## [Task]
From the data that follows, report how many lines hold the string "matplotlib", giving only the number.

## [Collected data]
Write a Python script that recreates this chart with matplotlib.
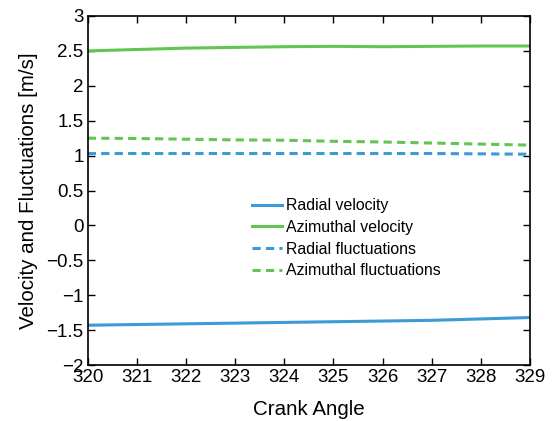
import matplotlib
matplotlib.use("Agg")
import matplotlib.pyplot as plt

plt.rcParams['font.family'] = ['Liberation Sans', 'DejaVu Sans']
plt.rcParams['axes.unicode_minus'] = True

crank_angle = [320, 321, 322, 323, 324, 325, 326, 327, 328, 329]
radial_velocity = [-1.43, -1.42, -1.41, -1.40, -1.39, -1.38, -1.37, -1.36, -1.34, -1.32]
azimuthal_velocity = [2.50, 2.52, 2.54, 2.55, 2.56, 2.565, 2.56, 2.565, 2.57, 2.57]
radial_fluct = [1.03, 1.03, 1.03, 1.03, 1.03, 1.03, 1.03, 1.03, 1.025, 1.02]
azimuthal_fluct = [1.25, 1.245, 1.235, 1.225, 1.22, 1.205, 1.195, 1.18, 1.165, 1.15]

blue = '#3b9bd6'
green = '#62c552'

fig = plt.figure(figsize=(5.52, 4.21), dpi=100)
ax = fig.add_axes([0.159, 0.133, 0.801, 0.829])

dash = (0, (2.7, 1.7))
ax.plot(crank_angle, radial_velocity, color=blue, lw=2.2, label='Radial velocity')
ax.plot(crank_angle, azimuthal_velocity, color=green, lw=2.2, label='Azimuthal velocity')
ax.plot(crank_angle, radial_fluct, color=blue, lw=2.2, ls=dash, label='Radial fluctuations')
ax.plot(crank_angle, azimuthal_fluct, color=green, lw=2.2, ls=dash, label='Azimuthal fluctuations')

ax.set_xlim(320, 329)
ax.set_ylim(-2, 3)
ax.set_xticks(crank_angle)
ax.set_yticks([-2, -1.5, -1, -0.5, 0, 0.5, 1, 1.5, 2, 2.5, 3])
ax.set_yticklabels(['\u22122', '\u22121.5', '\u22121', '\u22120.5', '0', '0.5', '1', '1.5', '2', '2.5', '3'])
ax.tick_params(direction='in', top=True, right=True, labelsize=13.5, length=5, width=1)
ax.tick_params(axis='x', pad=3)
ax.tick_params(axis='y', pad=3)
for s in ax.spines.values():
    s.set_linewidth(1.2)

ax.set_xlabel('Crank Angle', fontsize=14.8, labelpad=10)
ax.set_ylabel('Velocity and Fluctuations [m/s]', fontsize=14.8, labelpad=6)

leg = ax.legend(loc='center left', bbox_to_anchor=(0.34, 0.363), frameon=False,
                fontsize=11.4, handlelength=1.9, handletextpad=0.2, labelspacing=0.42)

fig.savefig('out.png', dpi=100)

## [Result for this task]
4